ME va a salir una columna popurrí porque me bulle la neurona haciendo tope con unas cuantas sensaciones de lo visto y oído en los últimos días y uno ya no está para priorizar.

Viene un invierno frío pero estamos aún en un otoño caliente. Al primero hay que esperarlo con la preocupación general de si habrá gas con el que calentarse. La carencia no parece el caso en nuestro entorno; el precio es otra cosa. Pero sigue siendo contra natura vivir en manga corta dentro de casa; es insostenible e irresponsable. No basta con poder pagarnos nuestro impacto ambiental.

Entre tanto, el otoño caliente en la política y el ámbito laboral sube de grados. Uno ya no distingue donde acaba la primera y empieza el segundo. Se acabó el respiro cíclico que vivimos en Euskadi entre elección y elección. Comienza a interpretarse el calendario como ese período de semanas o meses, más o menos baldío en lo sustancial, entre una cita con las urnas y la siguiente. Vienen dos años así.

Y, tras un par de años de IPC negativos, ahora la paz social pasa por no perderlo de vista. Es la trampa del poder adquisitivo, que se mide por igual entre las rentas medias con empleo que aspiran a conservar un nivel de bienestar atractivo, y las bajas que miden en qué no gastar para no pasar frío o hambre. No pueden recibir la misma receta ni someterse a ariete tras el que van las comodidades de quienes no sentimos la misma amenaza de hambre y frío. Mantener el poder adquisitivo en cada escala es también un modo de consagrar las desigualdades en época de crisis.
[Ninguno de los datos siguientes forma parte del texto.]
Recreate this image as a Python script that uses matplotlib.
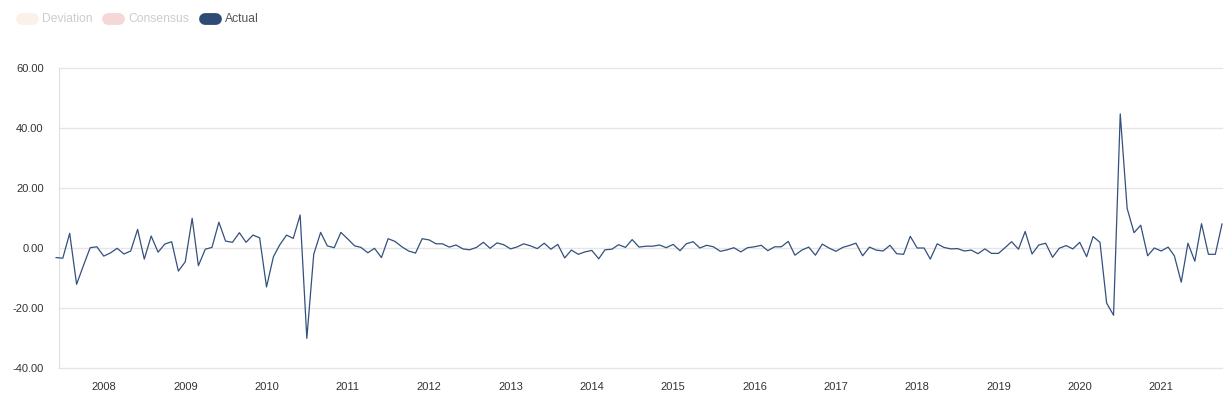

Estamos de lleno en el reino de los debates públicos irresolubles. Son tan viejos como el del derecho a la huelga y el de no secundarla; como el de financiarnos un sector público que equilibre en derechos o desfondarlo a base de subsidios insostenibles. Y, al final, tanto discurso caliente, tanta retórica sin soluciones, nos deja fríos.